Let loose the Wheel of war!


My dad, Big Pappy, said to my mother, "I'm going to the corner for some cigarettes. Want anything?" Mom shook her head no and went back to feeding my baby brother. I piped up, "Bring me a comic book!"

In the summer of 1952 I was five-years-old, too young to read but old enough to love comic books. I loved having Big Pappy read them to me. He said he'd look for a comic book, and sure enough he came home with one. Big Pap usually bought me Little Lulu or Donald Duck, but this time he brought home Blackhawk with the great Reed Crandall cover of the War Wheel.

Big Pappy told me once he liked to read Blackhawk when he was in the Army Air Corps, because he was a flier. He wasn't a fighter pilot or military flier, but he had a civilian pilot's license. He never flew after the war, and never renewed his license when it lapsed. He always regretted it. Maybe in his daydreams Big Pappy saw himself as a member of the Blackhawk team.

I was awestruck by Blackhawk and the big War Wheel. My original copy of Blackhawk #56, September 1952, didn't survive, but I never forgot it; I jumped at it when I saw it at a Comicon in the early '80s. I was happy to see that the artwork on the lead story of my well-remembered comic was by Reed Crandall.
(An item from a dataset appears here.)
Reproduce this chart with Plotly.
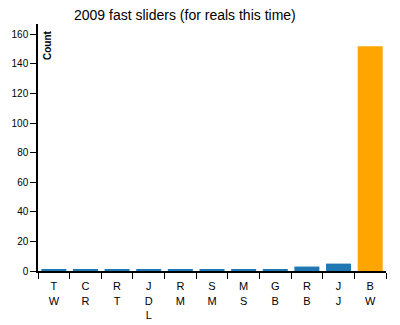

Wheel yourself into Pappy's memories: of his dad, Big Pappy (the Blackhawk who never was), and the comics fan Pappy came to be.











While Blackhawk #56 was the first War Wheel story, the Wheel was too great and diabolical an invention to be disposed of in one story. It came back several times, including the Mark Evanier/Dan Spiegle run of Blackhawk during the '80s. This is #252, which owes something to the cover of #56.